University of Cambridge

Transforming industrial operations with autonomous AI control

Ventures

Gigaton is deployed by several of the world’s largest cement producers, including Adani Cement, Heidelberg Materials, and Holcim, who are saving $1 million+ per year in energy costs and emissions.

Gigaton, formerly Carbon Re, the AI company replacing control software that runs energy-intensive industries, has raised $26 million in Series A funding led by Plural. This included participation from 2150, Semapa Next, and existing investors Planet A Ventures, Cambridge Enterprise Ventures, UCL Technology Fund managed by AlbionVC with UCL Business, and Clean Growth Fund, bringing Gigaton’s total funding to over $35M.

The raise will fund a 5x increase in team, and expansion into steel, glass, and chemicals, enabling its mission to strengthen industrial control and reduce emissions on a gigaton scale.

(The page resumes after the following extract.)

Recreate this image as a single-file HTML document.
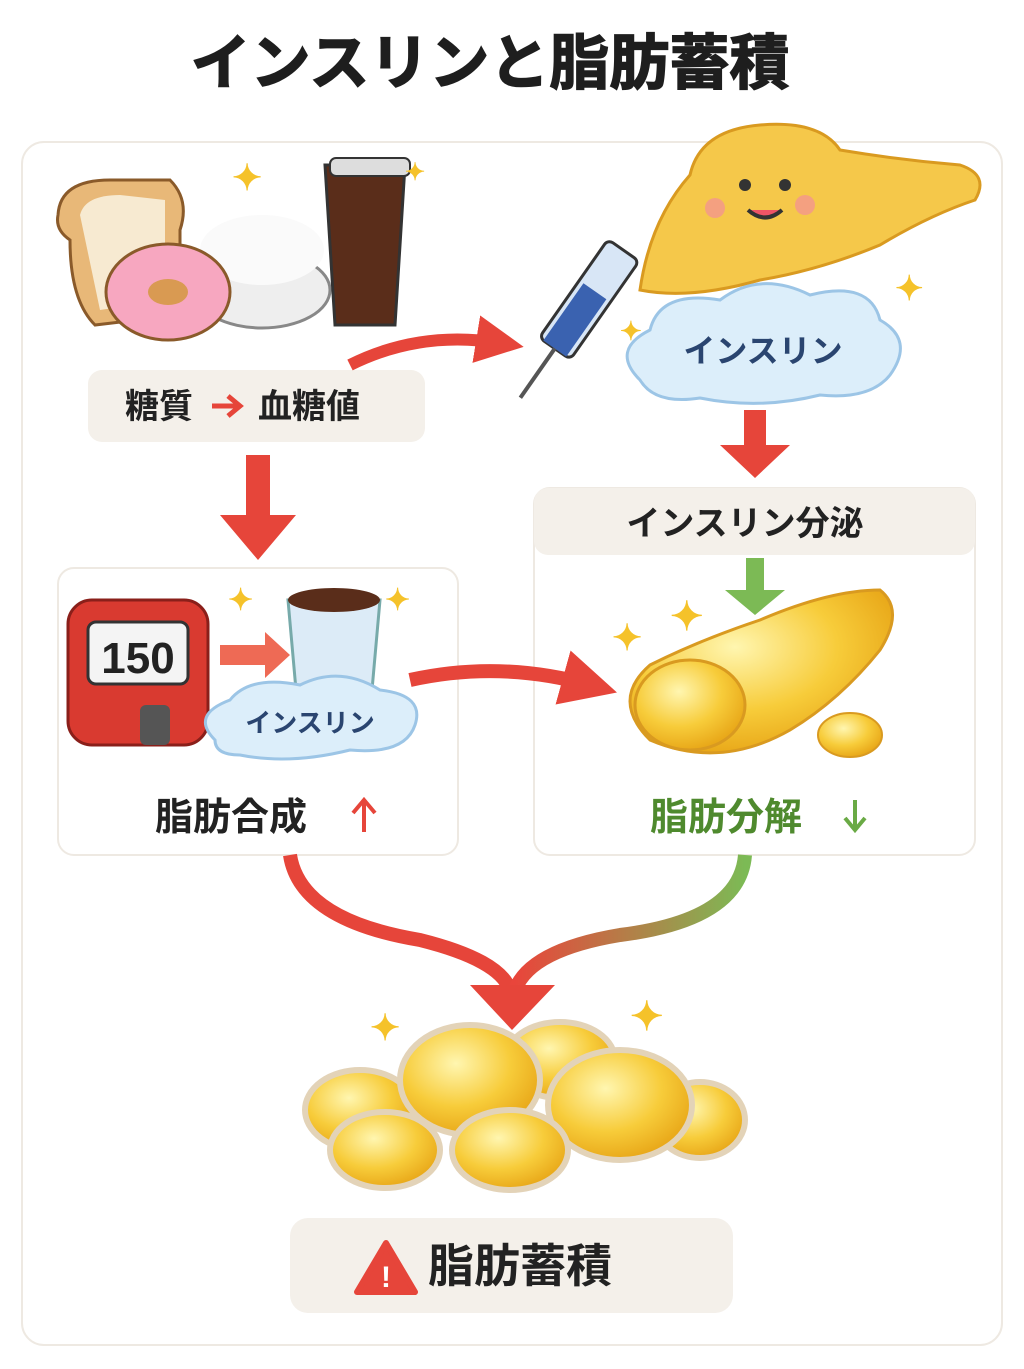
<!DOCTYPE html>
<html><head><meta charset="utf-8">
<style>
html,body{margin:0;padding:0;background:#fff;}
body{width:1024px;height:1364px;overflow:hidden;font-family:"Liberation Sans","Noto Sans CJK JP",sans-serif;}
svg text{font-family:"Liberation Sans","Noto Sans CJK JP",sans-serif;font-weight:bold;}
</style></head><body>
<svg width="1024" height="1364" viewBox="0 0 1024 1364" xmlns="http://www.w3.org/2000/svg">
<defs>
<radialGradient id="fat" cx="40%" cy="35%" r="65%">
<stop offset="0" stop-color="#fff6b0"/><stop offset="0.6" stop-color="#f7cc3a"/><stop offset="1" stop-color="#e9a91a"/></radialGradient>
<linearGradient id="rg" x1="0" y1="0" x2="1" y2="0"><stop offset="0" stop-color="#e9453b"/><stop offset="1" stop-color="#7cba55"/></linearGradient>
<marker id="ah" markerWidth="4" markerHeight="4" refX="2" refY="2" orient="auto" markerUnits="strokeWidth"><path d="M0,0 L4,2 L0,4z" fill="#e6453a"/></marker>
</defs>
<text x="490" y="84" font-size="60" text-anchor="middle" fill="#1e1e1e" stroke="#1e1e1e" stroke-width="1.5">インスリンと脂肪蓄積</text>
<rect x="22" y="142" width="980" height="1203" rx="22" fill="#fff" stroke="#eee9e2" stroke-width="2"/>

<path d="M58 215 Q60 180 110 180 L170 180 Q190 200 180 230 L180 315 L95 325 Q70 300 70 240 Q55 230 58 215z" fill="#e8b878" stroke="#8a5a2a" stroke-width="3"/>
<path d="M80 215 Q85 195 120 195 L165 200 L165 300 L100 310z" fill="#f7ead1"/>
<ellipse cx="262" cy="290" rx="68" ry="38" fill="#eee" stroke="#888" stroke-width="3"/>
<ellipse cx="262" cy="250" rx="62" ry="35" fill="#fafafa"/>
<ellipse cx="168" cy="292" rx="62" ry="48" fill="#f7a7c0" stroke="#8a5a2a" stroke-width="3"/>
<ellipse cx="168" cy="292" rx="20" ry="13" fill="#d99a52"/>
<path d="M325 165 L405 165 L395 325 L335 325z" fill="#5a2d1a" stroke="#333" stroke-width="3"/>
<rect x="330" y="158" width="80" height="18" rx="6" fill="#ddd" stroke="#333" stroke-width="2"/>
<text x="232" y="190" font-size="36" fill="#f5c22a">✦</text>
<text x="405" y="180" font-size="24" fill="#f5c22a">✦</text>

<rect x="88" y="370" width="337" height="72" rx="14" fill="#f4f0ea"/>
<text x="125" y="418" font-size="34" fill="#222">糖質</text>
<path d="M212 406 L238 406 M228 396 L240 406 L228 416" stroke="#e6453a" stroke-width="5" fill="none"/>
<text x="258" y="418" font-size="34" fill="#222">血糖値</text>

<path d="M350 365 Q420 330 500 343" stroke="#e6453a" stroke-width="12" fill="none" marker-end="url(#ah)"/>

<path d="M640 290 Q650 220 690 175 Q700 130 760 125 Q820 120 840 150 Q900 160 960 165 Q990 175 975 200 Q930 215 880 245 Q820 270 760 280 Q690 300 640 290z" fill="#f5c84a" stroke="#d99a20" stroke-width="3"/>
<circle cx="745" cy="185" r="6" fill="#333"/><circle cx="785" cy="185" r="6" fill="#333"/>
<path d="M748 210 Q765 225 782 210" stroke="#333" stroke-width="4" fill="#e56"/>
<circle cx="715" cy="208" r="10" fill="#f4a080"/><circle cx="805" cy="205" r="10" fill="#f4a080"/>
<g transform="rotate(-55 590 300)"><rect x="530" y="280" width="120" height="38" rx="6" fill="#d8e6f6" stroke="#333" stroke-width="3"/><rect x="530" y="285" width="70" height="28" fill="#3a62b0"/><line x1="470" y1="299" x2="530" y2="299" stroke="#555" stroke-width="4"/></g>
<path d="M640 380 Q610 350 650 330 Q660 290 720 300 Q760 270 810 295 Q870 280 880 320 Q915 340 890 375 Q870 400 820 395 Q760 410 700 398 Q655 405 640 380z" fill="#dceefa" stroke="#9cc5e6" stroke-width="3"/>
<text x="763" y="362" font-size="32" text-anchor="middle" fill="#2a4570">インスリン</text>
<text x="895" y="300" font-size="34" fill="#f5c22a">✦</text>
<text x="620" y="340" font-size="26" fill="#f5c22a">✦</text>

<path d="M744 410 L766 410 L766 445 L790 445 L755 478 L720 445 L744 445z" fill="#e6453a"/>
<path d="M246 455 L270 455 L270 515 L296 515 L258 560 L220 515 L246 515z" fill="#e6453a"/>

<rect x="534" y="488" width="441" height="367" rx="16" fill="#fff" stroke="#eee9e2" stroke-width="2"/>
<rect x="534" y="488" width="441" height="67" rx="14" fill="#f4f0ea"/>
<text x="745" y="535" font-size="34" text-anchor="middle" fill="#222">インスリン分泌</text>
<path d="M746 558 L764 558 L764 590 L785 590 L755 615 L725 590 L746 590z" fill="#7cba55"/>
<path d="M650 740 Q610 700 650 665 Q700 640 760 620 Q830 590 880 590 Q905 610 880 650 Q840 700 790 730 Q720 770 650 740z" fill="url(#fat)" stroke="#d99a20" stroke-width="3"/>
<ellipse cx="690" cy="705" rx="55" ry="45" fill="url(#fat)" stroke="#d99a20" stroke-width="3"/>
<ellipse cx="850" cy="735" rx="32" ry="22" fill="url(#fat)" stroke="#d99a20" stroke-width="2"/>
<text x="612" y="650" font-size="36" fill="#f5c22a">✦</text>
<text x="670" y="630" font-size="40" fill="#f5c22a">✦</text>
<text x="650" y="830" font-size="38" fill="#4f8a2e">脂肪分解</text>
<path d="M855 800 L855 828 M845 818 L855 830 L865 818" stroke="#6aaa45" stroke-width="4" fill="none"/>

<rect x="58" y="568" width="400" height="287" rx="16" fill="#fff" stroke="#eee9e2" stroke-width="2"/>
<rect x="68" y="600" width="140" height="145" rx="24" fill="#d93a30" stroke="#8a1f1a" stroke-width="3"/>
<rect x="88" y="622" width="100" height="62" rx="8" fill="#f4f4f4" stroke="#333" stroke-width="3"/>
<text x="138" y="673" font-size="44" text-anchor="middle" fill="#222">150</text>
<rect x="140" y="705" width="30" height="40" rx="6" fill="#555"/>
<path d="M220 645 L265 645 L265 632 L290 655 L265 678 L265 665 L220 665z" fill="#ee6a55"/>
<path d="M288 600 L380 600 L372 690 L296 690z" fill="#dcebf7" stroke="#7aa" stroke-width="3"/>
<ellipse cx="334" cy="600" rx="46" ry="12" fill="#5a2d1a"/>
<path d="M215 740 Q190 715 230 700 Q250 675 300 685 Q340 665 380 690 Q425 695 415 725 Q405 755 350 750 Q290 765 240 755 Q215 755 215 740z" fill="#dceefa" stroke="#9cc5e6" stroke-width="3"/>
<text x="310" y="732" font-size="26" text-anchor="middle" fill="#2a4570">インスリン</text>
<text x="228" y="610" font-size="30" fill="#f5c22a">✦</text>
<text x="385" y="610" font-size="30" fill="#f5c22a">✦</text>
<text x="155" y="830" font-size="38" fill="#222">脂肪合成</text>
<path d="M364 832 L364 802 M353 813 L364 800 L375 813" stroke="#e6453a" stroke-width="4" fill="none"/>

<path d="M410 680 Q500 660 590 685" stroke="#e6453a" stroke-width="14" fill="none" marker-end="url(#ah)"/>

<path d="M290 855 Q300 920 420 940 Q500 960 510 990" stroke="#e6453a" stroke-width="14" fill="none"/>
<path d="M745 855 Q740 920 620 935 Q530 950 515 990" stroke="url(#rg)" stroke-width="14" fill="none"/>
<path d="M470 985 L555 985 L512 1030z" fill="#e6453a"/>

<g stroke="#e3d3b8" stroke-width="6">
<ellipse cx="360" cy="1110" rx="55" ry="40" fill="url(#fat)"/>
<ellipse cx="560" cy="1060" rx="55" ry="38" fill="url(#fat)"/>
<ellipse cx="470" cy="1080" rx="70" ry="55" fill="url(#fat)"/>
<ellipse cx="700" cy="1120" rx="45" ry="38" fill="url(#fat)"/>
<ellipse cx="620" cy="1105" rx="72" ry="55" fill="url(#fat)"/>
<ellipse cx="385" cy="1150" rx="55" ry="38" fill="url(#fat)"/>
<ellipse cx="510" cy="1150" rx="58" ry="40" fill="url(#fat)"/>
</g>
<text x="370" y="1040" font-size="36" fill="#f5c22a">✦</text>
<text x="630" y="1030" font-size="40" fill="#f5c22a">✦</text>

<rect x="290" y="1218" width="443" height="95" rx="18" fill="#f4f0ea"/>
<path d="M386 1243 L415 1292 L357 1292z" fill="#e6453a" stroke="#e6453a" stroke-width="6" stroke-linejoin="round"/>
<text x="386" y="1287" font-size="30" text-anchor="middle" fill="#fff">!</text>
<text x="428" y="1282" font-size="46" fill="#222">脂肪蓄積</text>
</svg>
</body></html>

Energy-intensive industries are facing a crisis. Soaring energy costs, increased complexity from new fuel types and market volatility are squeezing margins across cement, steel, glass, and chemicals. Yet most plants still run on decades-old control systems that depend on manual intervention.

The result is rising costs, excess carbon, and process instability. While China is already building fully autonomous “dark plants,” facilities that run without on-site operators, the rest of the world risks falling behind. The gap between what plants need and what they have is widening every year, and it is costing them today.

Josh Vernon, Gigaton CEO said: “Every cement executive I speak to is facing the same challenges: costs they struggle to control, carbon they struggle to reduce, and plants that weren’t built for the world they’re operating in today.”

 

Solving heavy industry’s operational challenges

Gigaton spent five years inside control rooms, understanding exactly why existing systems fail. Its self-learning technology operates deep within plant infrastructure, simulating process behaviour and forecasting the impact of each action before it is taken, allowing it to autonomously adjust key parameters, including fuel mix, kiln speed, and oxygen levels with confidence. The AI platform is designed to replace the existing control stack instead of sitting on top like a conventional solution. This results in lower energy and fuel costs, reduced emissions, and greater stability for operators. Crucially, the operators see precisely why each action is taken, and the system adapts to changing plant conditions by continuously retraining from live plant data.

Current deployments with customers such as Mannok Holdings DAC, Adani Cement, Heidelberg Materials, and Holcim deliver up to $1-3M in annual operational savings and 30,000 tonnes of CO₂ per plant, equivalent to the yearly emissions of 11,000 UK households. Savings scale to $100M or more across large multi-site customers. Gigaton is further developing its next-generation control platform with a small group of partners, with plans to scale deployment across dozens of sites in the next growth phase.

Carina Namih, Partner at Plural, said:

“Cement, glass, and steel are the materials civilisation runs on, but producing them consumes about a quarter of global energy. The Gigaton team combines deep AI expertise with years spent inside these plants understanding how they actually operate. By running a single facility using Gigaton’s AI, Adani, Heidelberg, and Holcim are already saving millions a year. The scale from here is enormous.”

Kevin Lunney, Operations Director at Mannok Holdings DAC said:

“We’ve had to look at all levels of innovation to improve our carbon footprint. Moving to alternative fuels like solid recovered fuel is genuinely harder to operate with – it’s not the clean, consistent product that coal is, and varies in calorific value and moisture content. But the CO2 and cost benefit is enormous. The real challenge is making that transition with your operators in the control room, so they feel comfortable and understand why they’re being asked to do something so different. That’s where we’ve needed real support – and Gigaton provides it.”

Chris Gibbs, Investment Director at Cambridge Enterprise said:

“We are delighted with the momentum gained by Gigaton and its mission: reducing the carbon footprint of hard to abate industries. Cambridge Enterprise Ventures is proud to have supported this company from the beginning and continue our support with this great set of co-investors. This new raise is testament to the robust platform the team have built, leveraging world-class research from UCL and the University of Cambridge.”